In recognition of this historic event, in the preamble to his Message on May 5, 2021, President Mohamed Irfaan Ali, said “I greet all Guyanese on the occasion of Arrival Day 2021. This special day is commemorated as a public holiday on May 5 each year. It celebrates the contributions to the national development of our African, Indian, Chinese, Portuguese and Euro-pean ancestors and their descendants.” In contrast, former Presi-dent Granger’s Message delivered during the previous year read: “Indian Arrival Day is celebrated each year on 5th May. The East Indians who arrived came largely from the Uttar Pradesh and Southern Indian regions of India.” The presidential narratives are distinctly noteworthy. Emancipation Day is dedicated to our African brothers and sisters, Amerindian Month is dedicated to our First People, and the Chinese first arrived in January (1853). The two groups that arrived in May were the Portuguese (May 3) and Indians (May 5). I surmise that the Portuguese will not take kindly to having their day of arrival subsumed under the same day as Indians. In effect, President Granger, as early as 2017, had established a precedent for the designation of Indian Arrival Day when he issued public notices proclaiming, “Chinese Arrival Day,” “Portuguese Arrival Day” and “Indian Arrival Day.”

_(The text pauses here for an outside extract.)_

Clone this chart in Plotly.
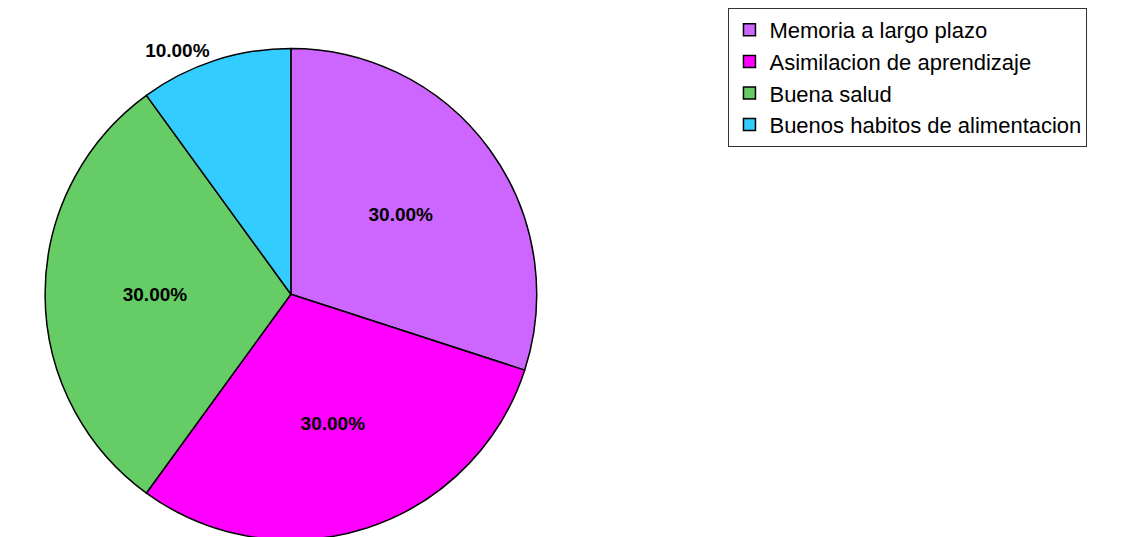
import plotly.graph_objects as go

labels = ["Memoria a largo plazo", "Asimilacion de aprendizaje", "Buena salud", "Buenos habitos de alimentacion"]
values = [30, 30, 30, 10]
colors = ["#CC66FF", "#FF00FF", "#66CC66", "#33CCFF"]
text_positions = ["inside", "inside", "inside", "outside"]

fig = go.Figure(go.Pie(
    labels=labels,
    values=values,
    sort=False,
    direction="clockwise",
    rotation=0,
    marker=dict(colors=colors, line=dict(color="black", width=1.5)),
    texttemplate="%{percent:.2%}",
    textposition=text_positions,
    insidetextorientation="horizontal",
    textfont=dict(family="Liberation Sans, Arial, sans-serif", size=19, color="black", weight="bold"),
    domain=dict(x=[0.0, 0.474], y=[0.0, 0.94]),
    hoverinfo="label+percent",
))

fig.update_layout(
    width=1126, height=537,
    margin=dict(l=0, r=0, t=0, b=0),
    paper_bgcolor="white",
    plot_bgcolor="white",
    showlegend=True,
    legend=dict(
        x=0.633, y=1.018, xanchor="left", yanchor="top",
        bordercolor="#333333", borderwidth=1,
        font=dict(family="Liberation Sans, Arial, sans-serif", size=22, color="black"),
        traceorder="normal",
        itemwidth=30,
        tracegroupgap=0,
    ),
)

fig.write_html("out.html")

That May 5 was officially intended as Indian Arrival Day dates back to a process started on April 14, 2003, when a Special Select Parliamentary Committee was established to review “The Public Holidays Act, Chapter 19:07.” As former ROAR parliamentarian Ravi Dev explained, when the said day was approved by the Parliamentary Committee in 2004, it was called Indian Arrival Day. The rationale for considering the holiday began with the introduction of a Report of the Special Select Committee: “Guyanese of Indian origin, who form a large portion of the country’s population, had for a period of in excess of the past forty years, been calling for 5th May to be declared a statutory public holiday, in observance of the arrival of the first batch of Indian indentured labourers who came to the then British Guiana in 1838.”

Yet the Government’s Resolution (No.12 of 2003) to establish the Committee declared that it should review as a possible public holiday “Arrival Day, that is to say, the 5th May, or, if that day is a Sunday, the following day.” In its conclusion, the Committee noted: “While the aforesaid recommendation (on the holiday be named “Arrival Day) is in keeping with our mandate, the Committee wishes to note that all the submissions favouring 5th May as a Public Holiday recommended that it be designated ‘Indian Arrival Day’ as is the case in Trinidad and Tobago.” The resolution was sent to the National Assembly on April 29, 2004, and “Arrival Day” was officially observed on May 5 of that year. It was the PPP parliamentarians who subsequently dropped the “Indian” from Arrival Day.

The PPP, in this particular case, seems to be bending over backward in order to avoid acknowledging Indian Guyanese’s claim to national recognition. It was Presbyterian Rev. J.B. Cropper, whose sole purpose was to harvest Christian converts, who declared that “without the labour of the East Indian, the Colony would today have been little more than a mangrove swamp fringed with courida bush.” Cropper was being overly generous with his assessment of Indian contributions to Guyana’s development at the 1938 centenary celebrations. However, the fact remains that Dr. Cheddi Jagan was committed to recognizing May 5 as a holiday. The PNC is on board. It now remains to be seen whether the government will continue to remain impervious to the sentiments of its large Indian constituency, who, through thick and thin, have provided multi-generational support for the PPP.